In this study we also explored the presence of anti-microbial activity against less common causes of UTI, such as C. albicans and K. pneumonia. No significant drop in the number of colonies was observed for Candida after ingestion of cranberry. However, anti-microbial activity against K. pneumonia was detected in the urine of six out of nine subjects after ingestion of the cranberry capsules. It is of interest that the occurrence of anti-microbial activity against K. pneumonia was noted when samples were compared in phase 1 of the study (using first morning urine specimen as control), and phase 2 (comparing samples from both days to their respective morning control specimen). Timing of the observed activity in all three strains tested varied among the 2, 4 or 6 h specimens; however, activity was mainly observed in the urine specimens collected 2 h after ingestion of the capsules. Based on this result one can postulate that the anti-microbial activity found in this study against K. pneumoniae is probably due to factors other than the anti-adherence activity reported for E. coli.
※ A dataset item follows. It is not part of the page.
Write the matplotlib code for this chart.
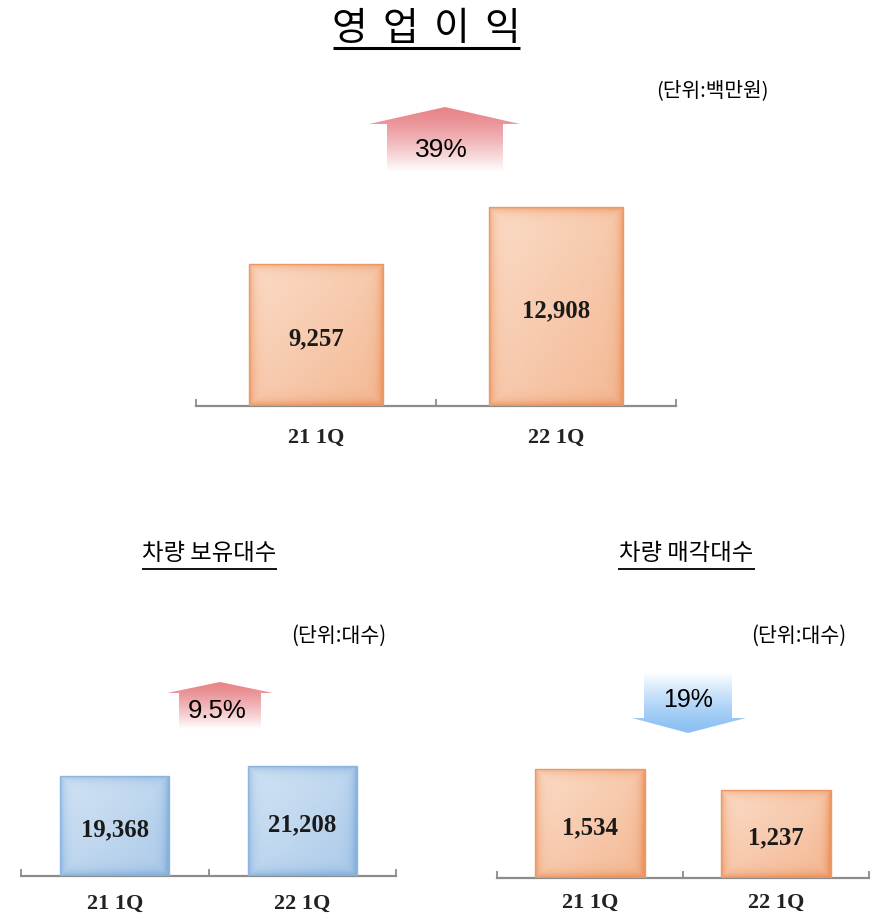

During phase 1, 35%, 45% and 65% of specimens collected form the 20 study subjects showed anti-microbial activity in the urine against E. coli, C. albicans and K. pneumoniae respectively. This activity occurred 2–6 h after ingestion of cranberry capsules. In the second phase, 23%, 33% and 67% of the specimens showed some anti-microbial activity against E. coli, C. albicans and K. pneumoniae respectively. It is of interest that the most frequent occurrence of anti-microbial activity occurred in both phases against K. pneumoniae. Thus, in the CB-PVP there might be a different anti-microbial factor inhibiting K. pneumoniae other than the anti-adherence factor reported in previous studiers with E. coli.
We attempted to maximize the sensitivity of our essay by using a low colony count and defining activity as a 50% reduction in colony counts. We did this as we believe the anti-microbial activity of natural products may be more subtle than those noted in commercial antibiotics where a two log reduction in colony count may be expected.
Further studies are warranted to better understand the nature of the factors responsible for the anti-microbial activity in urines following cranberry capsules ingestion, as well as to better understand the bacterial spectrum of these factors and how they might be enhanced including a determination of optimal dosing. A study with higher concentration of CB-PVP and testing of bacterial adhesion is in progress.
Following ingestion of cranberry, anti-microbial activity was seen with K. pneumoniae. Additional studies are also needed to further explore the anti-microbial activity using different formulations (juice, capsule) and doses. Other studies should also explore the possibility of optimizing the anti-microbial activity using cranberry in combination with other fruits or supplements.
Competing Interests: Dr Edward Shanbrom is the inventor of Shanstar and holds the patent for it.